Highlights & Insights¶
- The "cautious → aggressive" adaptive strategy is highly intuitive and effective—richer context yields greater model confidence, which should permit more parallelism.
- Backtracking remasking is an important innovation in the DLM field, breaking the limitation that "decisions once made cannot be undone."
- The two strategies act synergistically—adaptive acceleration enables aggressive parallelism, while the backtracking mechanism ensures that aggressiveness does not lead to catastrophe.
Limitations & Future Work¶
- Backtracking introduces additional computational overhead per step (confidence of already-unmasked tokens must be re-evaluated).
- The hyperparameter \(\mu\) (backtracking ratio) requires tuning.
- Validation is limited to code generation; effectiveness on natural language generation remains unknown.
- DLMs as a whole still lag behind autoregressive models; Saber only narrows the gap.
Related Work & Insights¶
- vs.
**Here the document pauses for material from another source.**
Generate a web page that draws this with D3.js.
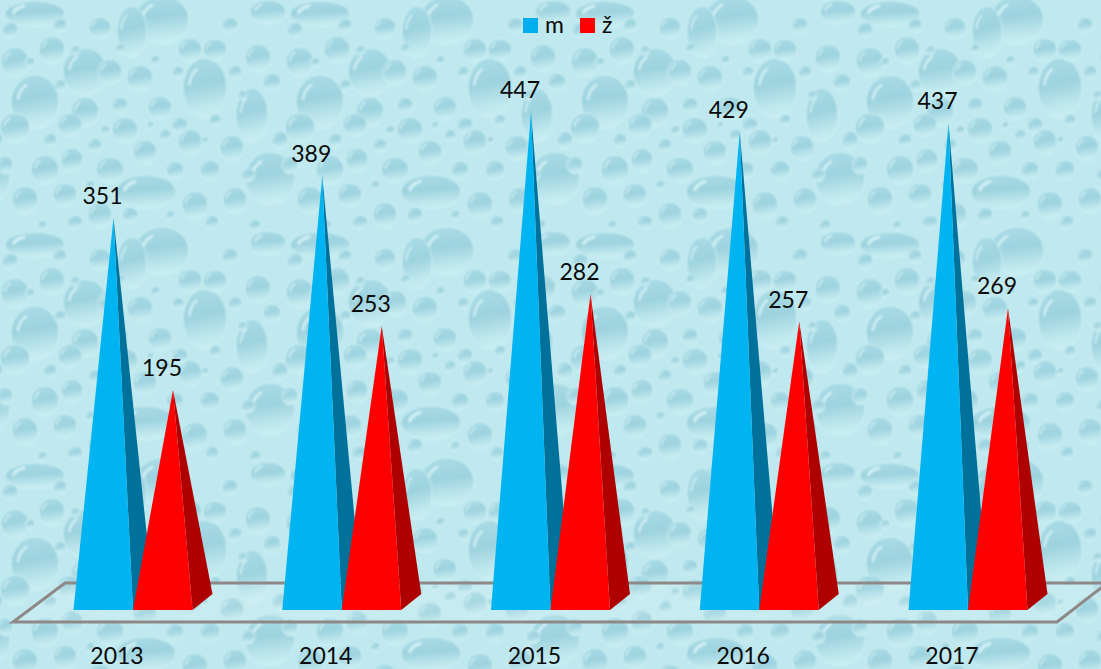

Fast-dLLM: Uses a fixed threshold for acceleration; Saber employs a dynamic threshold for greater precision.
- vs. ReMDM: Adopts staged remasking; Saber performs step-level backtracking at finer granularity.
- vs. ARM Speculative Decoding: Addresses a different problem—ARM accelerates single-token generation, whereas Saber optimizes parallel demasking in DLMs.
Rating¶
- Novelty: ⭐⭐⭐⭐ The combination of adaptive acceleration and backtracking is a first in the DLM field.
- Experimental Thoroughness: ⭐⭐⭐⭐⭐ Five code benchmarks, multiple DLMs, and detailed ablations.
- Writing Quality: ⭐⭐⭐⭐ Motivation is clearly analyzed; algorithmic pseudocode is complete.
- Value: ⭐⭐⭐⭐ Significant advancement toward practical deployment of DLMs.